--- Start ---

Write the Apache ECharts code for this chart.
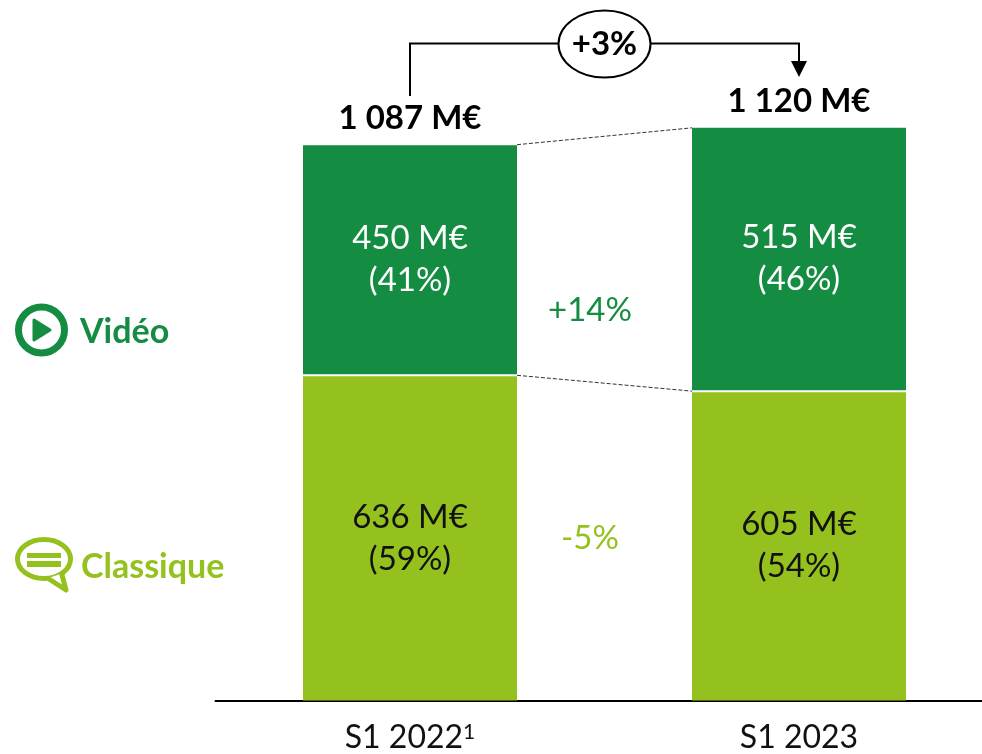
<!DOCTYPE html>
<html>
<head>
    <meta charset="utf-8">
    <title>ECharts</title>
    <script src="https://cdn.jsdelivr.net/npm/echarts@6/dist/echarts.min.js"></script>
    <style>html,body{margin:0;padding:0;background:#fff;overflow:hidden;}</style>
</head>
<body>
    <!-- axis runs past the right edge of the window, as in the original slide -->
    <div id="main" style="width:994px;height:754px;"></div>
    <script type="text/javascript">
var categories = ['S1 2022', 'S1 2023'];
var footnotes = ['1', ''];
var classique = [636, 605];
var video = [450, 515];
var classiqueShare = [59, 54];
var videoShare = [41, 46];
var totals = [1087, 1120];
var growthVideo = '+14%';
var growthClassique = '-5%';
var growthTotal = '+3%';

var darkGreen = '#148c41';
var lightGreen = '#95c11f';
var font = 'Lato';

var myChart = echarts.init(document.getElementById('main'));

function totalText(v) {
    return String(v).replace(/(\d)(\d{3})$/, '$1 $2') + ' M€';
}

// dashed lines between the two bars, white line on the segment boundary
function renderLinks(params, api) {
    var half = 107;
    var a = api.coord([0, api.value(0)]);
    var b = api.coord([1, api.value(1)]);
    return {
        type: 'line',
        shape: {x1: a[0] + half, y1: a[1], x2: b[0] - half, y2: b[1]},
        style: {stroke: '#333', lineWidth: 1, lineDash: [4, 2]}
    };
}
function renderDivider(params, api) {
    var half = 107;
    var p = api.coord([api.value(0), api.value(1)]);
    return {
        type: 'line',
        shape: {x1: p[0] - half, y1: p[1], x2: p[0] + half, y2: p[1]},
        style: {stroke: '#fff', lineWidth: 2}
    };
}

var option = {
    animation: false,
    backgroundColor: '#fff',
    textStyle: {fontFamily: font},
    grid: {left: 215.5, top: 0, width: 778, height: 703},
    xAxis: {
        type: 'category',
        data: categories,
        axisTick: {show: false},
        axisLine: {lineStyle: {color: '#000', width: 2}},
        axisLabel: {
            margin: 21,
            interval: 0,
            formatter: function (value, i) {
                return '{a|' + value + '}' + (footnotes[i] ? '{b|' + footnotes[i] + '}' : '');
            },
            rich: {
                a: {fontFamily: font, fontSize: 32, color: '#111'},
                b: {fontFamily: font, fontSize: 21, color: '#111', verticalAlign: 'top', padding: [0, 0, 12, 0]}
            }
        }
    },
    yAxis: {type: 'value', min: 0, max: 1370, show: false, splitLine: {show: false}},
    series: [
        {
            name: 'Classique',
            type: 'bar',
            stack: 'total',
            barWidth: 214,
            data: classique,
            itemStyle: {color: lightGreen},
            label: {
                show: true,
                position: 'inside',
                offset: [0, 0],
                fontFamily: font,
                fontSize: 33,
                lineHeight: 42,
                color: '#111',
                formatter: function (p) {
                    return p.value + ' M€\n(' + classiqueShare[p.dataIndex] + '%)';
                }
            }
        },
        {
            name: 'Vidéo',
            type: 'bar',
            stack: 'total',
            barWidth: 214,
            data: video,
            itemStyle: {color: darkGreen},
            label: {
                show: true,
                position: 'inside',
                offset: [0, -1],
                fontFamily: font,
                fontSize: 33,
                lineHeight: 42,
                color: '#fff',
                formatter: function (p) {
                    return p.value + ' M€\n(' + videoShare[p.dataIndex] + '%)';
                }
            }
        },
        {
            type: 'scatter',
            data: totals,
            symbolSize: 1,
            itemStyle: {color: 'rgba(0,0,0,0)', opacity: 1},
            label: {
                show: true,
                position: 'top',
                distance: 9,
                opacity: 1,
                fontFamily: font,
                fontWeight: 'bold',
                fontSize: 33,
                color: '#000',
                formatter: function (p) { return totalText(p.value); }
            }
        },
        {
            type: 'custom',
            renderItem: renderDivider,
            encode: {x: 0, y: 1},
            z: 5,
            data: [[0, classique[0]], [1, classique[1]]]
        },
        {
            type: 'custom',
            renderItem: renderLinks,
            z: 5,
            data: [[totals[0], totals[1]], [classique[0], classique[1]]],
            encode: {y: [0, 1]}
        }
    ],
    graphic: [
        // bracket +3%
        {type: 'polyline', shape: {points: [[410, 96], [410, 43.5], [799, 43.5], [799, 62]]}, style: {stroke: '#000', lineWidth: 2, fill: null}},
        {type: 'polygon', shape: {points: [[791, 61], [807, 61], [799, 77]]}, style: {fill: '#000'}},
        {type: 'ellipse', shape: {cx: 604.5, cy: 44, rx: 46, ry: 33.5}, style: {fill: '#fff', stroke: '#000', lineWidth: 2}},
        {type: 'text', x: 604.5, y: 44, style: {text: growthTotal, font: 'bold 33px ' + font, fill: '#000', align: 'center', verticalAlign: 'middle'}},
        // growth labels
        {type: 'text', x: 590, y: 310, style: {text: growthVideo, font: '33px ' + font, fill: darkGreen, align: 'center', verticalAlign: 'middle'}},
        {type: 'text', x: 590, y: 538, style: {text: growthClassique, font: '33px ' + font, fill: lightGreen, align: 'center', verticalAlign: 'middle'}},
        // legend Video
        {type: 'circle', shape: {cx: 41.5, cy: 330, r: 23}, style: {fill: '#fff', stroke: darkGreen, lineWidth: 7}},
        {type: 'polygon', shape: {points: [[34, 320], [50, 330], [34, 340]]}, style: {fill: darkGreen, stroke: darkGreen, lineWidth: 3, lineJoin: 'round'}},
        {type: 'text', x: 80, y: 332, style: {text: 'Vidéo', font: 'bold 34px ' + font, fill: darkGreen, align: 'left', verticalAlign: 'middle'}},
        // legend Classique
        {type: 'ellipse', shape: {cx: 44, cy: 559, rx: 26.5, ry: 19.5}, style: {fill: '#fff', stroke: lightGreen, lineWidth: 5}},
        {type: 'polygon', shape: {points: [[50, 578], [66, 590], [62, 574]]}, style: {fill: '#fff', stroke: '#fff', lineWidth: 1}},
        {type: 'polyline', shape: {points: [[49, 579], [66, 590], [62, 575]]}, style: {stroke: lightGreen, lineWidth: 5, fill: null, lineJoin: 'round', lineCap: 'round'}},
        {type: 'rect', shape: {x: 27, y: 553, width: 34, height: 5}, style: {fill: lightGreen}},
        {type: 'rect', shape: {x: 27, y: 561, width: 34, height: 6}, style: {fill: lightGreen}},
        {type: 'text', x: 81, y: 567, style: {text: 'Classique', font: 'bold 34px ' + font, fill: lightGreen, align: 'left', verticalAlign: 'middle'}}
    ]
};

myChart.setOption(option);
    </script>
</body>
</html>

--- End ---

(Your objective)
Write out exactly the lines between the start of the data and the line with "var growthTotal = '+3%';", including both, but none of the pictures.

(Exercise solution)
Write the Apache ECharts code for this chart.
<!DOCTYPE html>
<html>
<head>
    <meta charset="utf-8">
    <title>ECharts</title>
    <script src="https://cdn.jsdelivr.net/npm/echarts@6/dist/echarts.min.js"></script>
    <style>html,body{margin:0;padding:0;background:#fff;overflow:hidden;}</style>
</head>
<body>
    <!-- axis runs past the right edge of the window, as in the original slide -->
    <div id="main" style="width:994px;height:754px;"></div>
    <script type="text/javascript">
var categories = ['S1 2022', 'S1 2023'];
var footnotes = ['1', ''];
var classique = [636, 605];
var video = [450, 515];
var classiqueShare = [59, 54];
var videoShare = [41, 46];
var totals = [1087, 1120];
var growthVideo = '+14%';
var growthClassique = '-5%';
var growthTotal = '+3%';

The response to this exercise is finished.